Intentaremos definir algunas cuestiones concernientes a la política y a su arte, aunque esto último tal vez resulte paradójico en relación a una práctica colectiva que a pesar de serlo, tiende a cerrarse sobre sí misma bajo la inercia de su antagonista, que es lo corporativo.
Cuando Walter Benjamin profetizaba el fin de la obra de arte a partir de la reproducción al infinito de la misma, lo que ponía de manifiesto es que la ruptura o el estallido del envoltorio formal donde el arte reside, se iría a transformar en una onda expansiva de innumerables vectores estéticos que luego se integrarían a diversos segmentos de lo social, que anteriormente carecían de cualquier valoración relacionada con el arte o la estética. La implosión de la obra hacia el exterior, conformando un movimiento topológico inédito, pero que en realidad es sólo un aspecto de la reproducción ampliada, lo que trae de nuevo es la estetización de la totalidad sociocultural. Los objetos apresados por los vectores estéticos, tanto como los sujetos y sus acciones se van a vestir de un halo mágico a lo que Benjamin denomina aura.
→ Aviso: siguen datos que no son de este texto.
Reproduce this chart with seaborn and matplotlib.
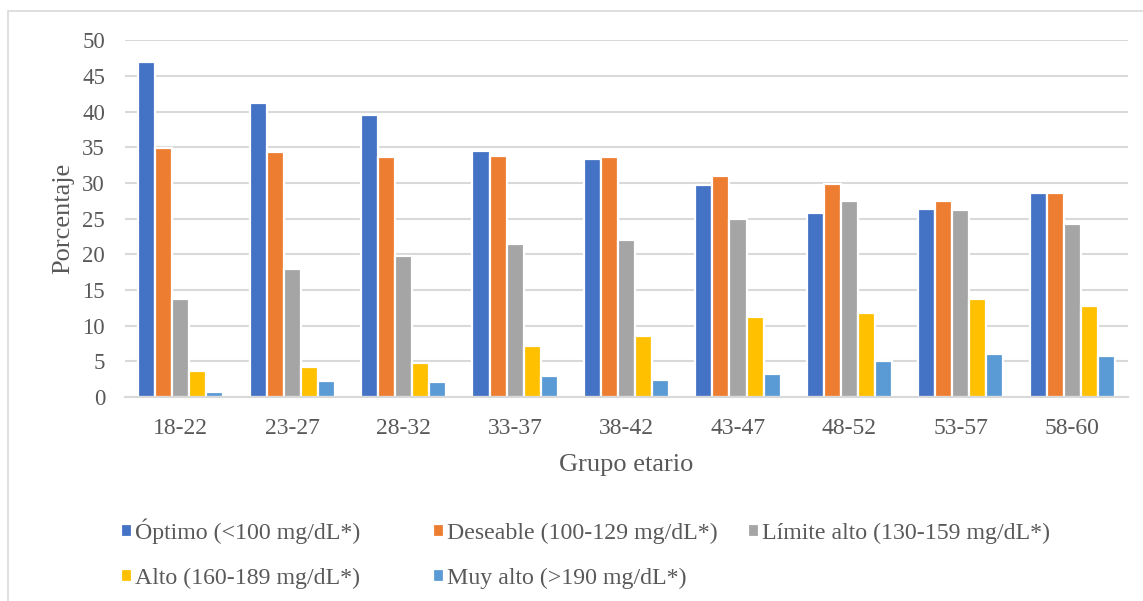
import matplotlib
matplotlib.use("Agg")
import matplotlib.pyplot as plt
from matplotlib.patches import Rectangle
import seaborn as sns
import pandas as pd

# Age groups and LDL-cholesterol categories
grupos = ["18-22", "23-27", "28-32", "33-37", "38-42", "43-47", "48-52", "53-57", "58-60"]
categorias = [
    "Óptimo (<100 mg/dL*)",
    "Deseable (100-129 mg/dL*)",
    "Límite alto (130-159 mg/dL*)",
    "Alto (160-189 mg/dL*)",
    "Muy alto (>190 mg/dL*)",
]

optimo = [46.9, 41.2, 39.5, 34.5, 33.4, 29.7, 25.8, 26.4, 28.6]
deseable = [34.9, 34.3, 33.7, 33.8, 33.7, 31.0, 29.9, 27.5, 28.6]
limite_alto = [13.8, 18.0, 19.7, 21.4, 22.0, 24.9, 27.5, 26.2, 24.3]
alto = [3.6, 4.2, 4.8, 7.2, 8.5, 11.2, 11.8, 13.8, 12.8]
muy_alto = [0.7, 2.2, 2.1, 3.0, 2.4, 3.2, 5.0, 6.1, 5.7]

colores = ["#4472C4", "#ED7D31", "#A5A5A5", "#FFC000", "#5B9BD5"]

series = [optimo, deseable, limite_alto, alto, muy_alto]
df = pd.DataFrame(
    [(g, c, v) for c, vals in zip(categorias, series) for g, v in zip(grupos, vals)],
    columns=["grupo", "categoria", "porcentaje"],
)

sns.set_theme(style="white")
plt.rcParams["font.family"] = ["Liberation Serif", "DejaVu Serif"]
texto = "#595959"

fig = plt.figure(figsize=(11.43, 6.01), dpi=100)
ax = fig.add_axes([0.1094, 0.3394, 0.8775, 0.5935])

sns.barplot(
    data=df, x="grupo", y="porcentaje", hue="categoria",
    order=grupos, hue_order=categorias, palette=colores,
    width=0.765, gap=0.0, edgecolor="white", linewidth=1.6,
    saturation=1, ax=ax, legend=True, errorbar=None,
)

ax.set_ylim(0, 50)
ax.set_yticks(range(0, 51, 5))
ax.set_xlim(-0.5, len(grupos) - 0.5)
ax.yaxis.grid(True, color="#D9D9D9", linewidth=1.5)
ax.set_axisbelow(True)
for s in ["top", "right", "left"]:
    ax.spines[s].set_visible(False)
ax.spines["bottom"].set_color("#D9D9D9")
ax.spines["bottom"].set_linewidth(1.5)
ax.tick_params(axis="both", length=0, colors=texto)
ax.tick_params(axis="x", labelsize=17, pad=15)
ax.tick_params(axis="y", labelsize=16.5, pad=14.4)
ax.set_ylabel("Porcentaje", fontsize=19, color=texto, labelpad=5.5)
ax.set_xlabel("Grupo etario", fontsize=19, color=texto, labelpad=11)

# Legend below the plot: three equally spaced columns, two rows
# (each entry anchored by its bottom edge so the baselines line up)
handles, labels = ax.get_legend_handles_labels()
ax.get_legend().remove()
posiciones = [(121, 544), (433, 544), (748, 544), (121, 589), (433, 589)]
for h, lab, (x0, y0) in zip(handles, labels, posiciones):
    fig.legend(
        [h], [lab],
        loc="lower left", bbox_to_anchor=(x0 / 1143, 1 - y0 / 601),
        frameon=False, fontsize=17.2, labelcolor=texto,
        handlelength=0.45, handleheight=0.45, handletextpad=0.15,
        borderpad=0, borderaxespad=0,
    )

# Chart frame
fig.patches.append(Rectangle((8 / 1143, -0.1), 1.2, 1 - 11 / 601 + 0.1,
                             transform=fig.transFigure, fill=False,
                             edgecolor="#D9D9D9", linewidth=1.2))

fig.savefig("out.png", dpi=100)
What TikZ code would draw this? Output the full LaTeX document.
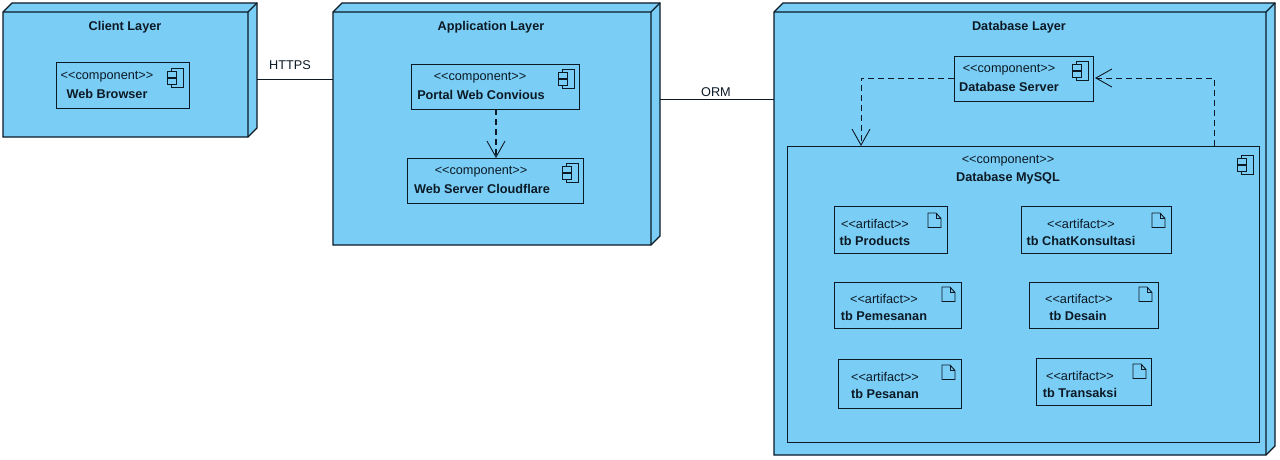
\documentclass[tikz,border=0pt]{standalone}
\usepackage{fontspec}
\setmainfont{Liberation Sans}
\usetikzlibrary{arrows.meta}
\definecolor{nodeblue}{HTML}{7ACDF5}
\definecolor{ink}{HTML}{0C1A26}
\tikzset{
  x=1pt, y=-1pt,
  every node/.style={inner sep=0pt, outer sep=0pt, text=ink, font=\fontsize{12.7}{14}\selectfont},
  layerline/.style={draw=ink, line width=1.1pt, fill=nodeblue, line join=miter},
  shapeline/.style={draw=ink, line width=0.95pt, fill=nodeblue, line join=miter},
  iconline/.style={draw=ink, line width=0.95pt, fill=nodeblue},
  plainlabel/.style={anchor=center},
  namelabel/.style={anchor=center, font=\fontsize{12.7}{14}\selectfont\bfseries},
  link/.style={draw=ink, line width=1pt},
  dep/.style={draw=ink, line width=0.9pt, dash pattern=on 6pt off 4pt, -{Straight Barb[length=16pt,width=18pt,line width=0.9pt]}},
  depheavy/.style={dep, line width=1.7pt},
}
% layer: name, x1, y1, x2, y2 (front face), title x
\newcommand{\layerbox}[6]{%
  \draw[layerline] (#2,#3) -- ({#2+9},{#3-9}) -- ({#4+9},{#3-9}) -- ({#4+9},{#5-9}) -- (#4,#5) -- (#2,#5) -- cycle;
  \draw[draw=ink, line width=1.1pt] (#2,#3) -- (#4,#3) -- (#4,#5) (#4,#3) -- ({#4+9},{#3-9});
  \node[minimum width={#4-#2+9}, minimum height={#5-#3+9}, anchor=north west] (#1) at (#2,{#3-9}) {};
  \node[namelabel] (#1title) at (#6,{#3+15.2}) {#1 Layer};
}
% box: name, x1, y1, x2, y2
\newcommand{\boxnode}[5]{%
  \node[shapeline, minimum width={#4-#2}, minimum height={#5-#3}, anchor=north west] (#1) at (#2,#3) {};
}
\newcommand{\compicon}[2]{%
  \draw[iconline] ({#1+4},#2) rectangle ({#1+16},{#2+19});
  \draw[iconline] (#1,{#2+3.5}) rectangle ({#1+9},{#2+9});
  \draw[iconline] (#1,{#2+10.5}) rectangle ({#1+9},{#2+16});
}
\newcommand{\docicon}[2]{%
  \draw[iconline, line join=miter] (#1,#2) -- ({#1+8},#2) -- ({#1+13},{#2+5.5}) -- ({#1+13},{#2+14.5}) -- (#1,{#2+14.5}) -- cycle;
  \draw[draw=ink, line width=0.95pt] ({#1+8},#2) -- ({#1+8},{#2+5.5}) -- ({#1+13},{#2+5.5});
}
% labels: name, stereotype x, stereotype y, name x, name y, stereotype, title
\newcommand{\boxtext}[7]{%
  \node[plainlabel] (#1st) at (#2,{#3+1}) {<{}<#6>{}>};
  \node[namelabel] (#1nm) at (#4,{#5+1}) {#7};
}
\begin{document}
\begin{tikzpicture}
\useasboundingbox (0,0) rectangle (1280,460);
\fill[white] (0,0) rectangle (1280,460);

% layers
\layerbox{Client}{3}{12}{248}{137}{125}
\layerbox{Application}{333}{12}{651}{245}{491}
\layerbox{Database}{774}{12}{1266}{455}{1019}

% client
\boxnode{browser}{56}{62}{189}{108}
\compicon{167}{68}
\boxtext{browser}{107}{76}{107}{93}{component}{Web Browser}

% application
\boxnode{portal}{411}{64}{579}{109}
\compicon{558}{69}
\boxtext{portal}{480}{77}{481}{94}{component}{Portal Web Convious}
\boxnode{cloudflare}{407}{158}{583}{203}
\compicon{562}{163}
\boxtext{cloudflare}{481}{171}{482}{188}{component}{Web Server Cloudflare}

% database
\boxnode{dbserver}{954}{56}{1093}{101}
\compicon{1072}{61}
\boxtext{dbserver}{1009}{69}{1009}{86}{component}{Database Server}
\boxnode{mysql}{787}{146}{1259}{442}
\compicon{1237}{155}
\boxtext{mysql}{1008}{160}{1008}{177}{component}{Database MySQL}

\boxnode{products}{834}{206}{947}{253}
\docicon{928}{213}
\boxtext{products}{875}{223}{875}{240}{artifact}{tb Products}
\boxnode{chat}{1021}{206}{1171}{253}
\docicon{1152}{213}
\boxtext{chat}{1081}{223}{1081}{240}{artifact}{tb ChatKonsultasi}
\boxnode{pemesanan}{834}{282}{961}{328}
\docicon{942}{287}
\boxtext{pemesanan}{884}{298}{884}{315}{artifact}{tb Pemesanan}
\boxnode{desain}{1029}{282}{1158}{328}
\docicon{1139}{287}
\boxtext{desain}{1079}{298}{1078}{315}{artifact}{tb Desain}
\boxnode{pesanan}{838}{359}{961}{408}
\docicon{942}{365}
\boxtext{pesanan}{885}{376}{885}{393}{artifact}{tb Pesanan}
\boxnode{transaksi}{1036}{358}{1151}{405}
\docicon{1133}{364}
\boxtext{transaksi}{1080}{375}{1080}{392}{artifact}{tb Transaksi}

% connectors
\coordinate (httpsrow) at (0,79.5);
\coordinate (ormrow) at (0,99);
\coordinate (depcol) at (496,0);
\coordinate (serverrow) at (0,78);
\coordinate (leftcol) at (861,0);
\coordinate (rightcol) at (1214,0);
\coordinate (tiprow) at (1095,78);

\draw[link] (Client.east |- httpsrow) -- (Application.west |- httpsrow);
\node[plainlabel] (httpslabel) at (290,65) {HTTPS};
\draw[link] (Application.east |- ormrow) -- (Database.west |- ormrow);
\node[plainlabel] (ormlabel) at (716,92) {ORM};

\draw[depheavy] (portal.south -| depcol) -- (cloudflare.north -| depcol);
\draw[dep] (dbserver.west |- serverrow) -- (leftcol |- serverrow) -- (mysql.north -| leftcol);
\draw[dep] (mysql.north -| rightcol) -- (rightcol |- serverrow) -- (tiprow);
\end{tikzpicture}
\end{document}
La política como herramienta tanto de transformación como de gestión, podríamos decir que no es precisamente un arte, así como lo decimos de la música, la pintura o la escultura. En la Retórica, Aristóteles define a esta disciplina como el arte de persuadir, como un arte de argumentar para convencer, pero a condición de generar producciones de sentido que no se opongan a las estructuras de verificación lógica, en confrontación abierta a los sofistas. De esta forma el filósofo estagirita nos habla de tres tipos de retóricas diferenciadas por su sentido temporal, a saber, una hacia el pasado, donde enmarca al discurso jurídico, una en el presente, el discurso apodíctico y otra hacia el futuro, el discurso deliberativo, donde debe exponerse una proyección del bien común a ser realizado, y es justamente en este punto donde incluye a la política no como práctica sino como el enunciado que la hace posible como acción transformadora. Este discurso aristotélico, retórico y político se va a encontrar íntimamente ligado a que el conjunto de los ciudadanos de la polis, puedan vislumbrar lo mejor para sí, y así llevarlo adelante. Obviamente nuestros sistemas políticos poco tienen que ver con la democracia ateniense, y es por esto que a diferencia de aquello, la política hoy para ser efectiva debe contener además, altos niveles de sorpresa, y tal vez no tantos de previsibilidad. Esto está referido principalmente a cambios profundos en las leyes de la guerra, como continuación de la política por otros medios y viceversa también, que hacen que la política sea un espacio restringido, donde existen gobernantes y gobernados, representantes y representados, en contraste a lo que es una democracia directa, donde la representación deviene en presentación misma, y que es un lugar hacia donde se debiera avanzar, pero partiendo desde lo existente.
La sorpresa gratificante a partir de una acción política inesperada, evidentemente se encuentra cargada de aura, y en este sentido podríamos llamarlo arte, aunque su verdadera acepción debiera ser el de una práctica estetizada, en un momento donde el arte como sitio privilegiado ya entró en una profunda agonía, logrando invadir los múltiples esquineros del tablero social.